Planning committee greenlights next stage of oil shale and plastic waste factory
Ignoring pleas from environmental groups to cancel plans, committee members approve Environment Ministry terms for an impact survey to include climate costs
Sue Surkes is The Times of Israel's environment reporter
The southern district planning committee on Monday went against the pleas of environmental groups by approving the next stage of planning for a controversial project that seeks to combine oil shale with plastic waste to create oil and generate power.
The Rotem Energy Mineral Partnership (REM) will have to undergo an environmental impact survey that, for the first time, will assess the implications for the climate, as demanded by the Environmental Protection Ministry. The ministry initially tried and failed to have the project scrapped.
The committee has, in the past, recognized and accepted the fact, put forward by the Environmental Protection Ministry and environmental groups, that oil shale is a significant source of pollution, that its mining and use therefore run contrary to government policy to move from fossil fuels toward renewable energy sources, and that it conflicts with policy on the treatment of waste.
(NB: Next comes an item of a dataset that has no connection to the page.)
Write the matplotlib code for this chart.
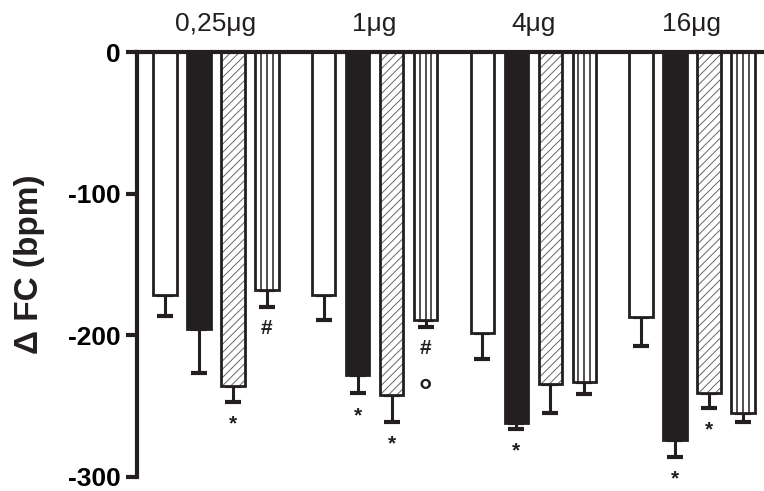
import matplotlib
matplotlib.use("Agg")
import matplotlib.pyplot as plt
import numpy as np

plt.rcParams['font.family'] = ['Liberation Sans', 'DejaVu Sans']
plt.rcParams['hatch.linewidth'] = 0.7
plt.rcParams['axes.unicode_minus'] = False

# data (bpm)
doses = ["0,25μg", "1μg", "4μg", "16μg"]
open_vals = [-171.5, -171.5, -198, -187]
black_vals = [-195.5, -228, -262, -274]
hatch_vals = [-236, -242, -234, -240.5]
vline_vals = [-168, -189, -233, -255]

open_err = [15, 17.5, 18.5, 20.5]
black_err = [31, 13, 4, 12]
hatch_err = [11, 19, 21, 10.5]
vline_err = [12, 5, 8.5, 6.5]

# significance marks under each bar (open, black, hatched, vertical)
marks = [["", "", "*", "#"],
         ["", "*", "*", "#\n°"],
         ["", "*", "", ""],
         ["", "*", "*", ""]]

fig = plt.figure(figsize=(7.64, 4.91), dpi=100)
ax = fig.add_axes([137/764, 14/491, 627/764, 425/491])

gstep = 4.67
w = 0.69
base = np.arange(len(doses)) * gstep
series = [open_vals, black_vals, hatch_vals, vline_vals]
errs = [open_err, black_err, hatch_err, vline_err]
ink = '#231f20'

for i, (vals, er) in enumerate(zip(series, errs)):
    x = base + i
    yerr = [er, np.zeros(len(er))]
    ax.errorbar(x, vals, yerr=yerr, fmt='none', ecolor=ink,
                elinewidth=2.2, capsize=5.5, capthick=3, zorder=1)
    if i == 0:
        ax.bar(x, vals, w, color='white', edgecolor=ink, linewidth=2, zorder=2)
    elif i == 1:
        ax.bar(x, vals, w, color=ink, edgecolor=ink, linewidth=2, zorder=2)
    elif i == 2:
        ax.bar(x, vals, w, color='white', edgecolor='#666666', hatch='////', linewidth=0, zorder=2)
        ax.bar(x, vals, w, fill=False, edgecolor=ink, linewidth=2, zorder=3)
    else:
        ax.bar(x, vals, w, color='white', edgecolor=ink, linewidth=2, zorder=2)
        for f in (0.25, 0.5, 0.75):
            ax.vlines(x - w/2 + f*w, vals, 0, color=ink, linewidth=1.1, zorder=3)
    for j in range(len(doses)):
        if not marks[j][i]:
            continue
        for k, m in enumerate(marks[j][i].split("\n")):
            big = m == "°"
            dy = -37 if big else -9 - 22*k
            ax.annotate(m, (x[j], vals[j] - er[j]), xytext=(0, dy),
                        textcoords='offset points', ha='center', va='top',
                        fontsize=24 if big else 15, fontweight='bold', color=ink)

for j, d in enumerate(doses):
    ax.text(base[j] + 1.5, 1.065, d, transform=ax.get_xaxis_transform(),
            ha='center', va='center', fontsize=19, color=ink)

ax.set_xlim(-0.82, base[-1] + 3 + 0.62)
ax.set_ylim(-300, 0)
ax.set_yticks([0, -100, -200, -300])
ax.set_xticks([])
ax.spines['bottom'].set_visible(False)
ax.spines['right'].set_visible(False)
ax.spines['top'].set_linewidth(3)
ax.spines['left'].set_linewidth(3)
ax.spines['top'].set_color(ink)
ax.spines['left'].set_color(ink)
ax.tick_params(axis='y', length=8, width=3, color=ink, labelsize=19, pad=4)
for t in ax.get_yticklabels():
    t.set_fontweight('bold')
ax.set_ylabel("Δ FC (bpm)", fontsize=24, fontweight='bold', color=ink)
ax.yaxis.set_label_coords(-0.172, 0.5)
ax.yaxis.label.set_va('center')

fig.savefig("out.png", dpi=100)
The REM partnership, controlled by the Australian Casella family-owned Northwood Exploration, plans to build a complex in the Rotem Plain industrial area in southern Israel. The site will include an oil shale mine, a factory where the oil shale will be combined with 200,000 tons of plastic waste each year and heated to produce 1.5 million barrels of oil annually, and a power plant generating some 70 megawatts of electric power for use in the factory and for sale.
In February 2020, the government announced that it would no longer issue new permits for oil shale exploration.
The Energy Ministry said that it would not be renewing the license of Rotem Amfert Negev Ltd., owned by Israel Chemicals Ltd., to continue oil shale extraction beyond May 2021.
But it did say that two other licenses — one granted to REM and the other to Shafir Civil and Marine Engineering’s operation near the Ramon Crater — would be judged according to environmental criteria to be drawn up by the Environmental Protection Ministry.
REM’s board of directors is chaired by Yaakov Mimran, formerly responsible for oil and gas affairs at the Energy Ministry. Eitan Cabel, a former Labor party parliamentarian and Knesset Economics Affairs Committee chairman, is a member of REM’s board.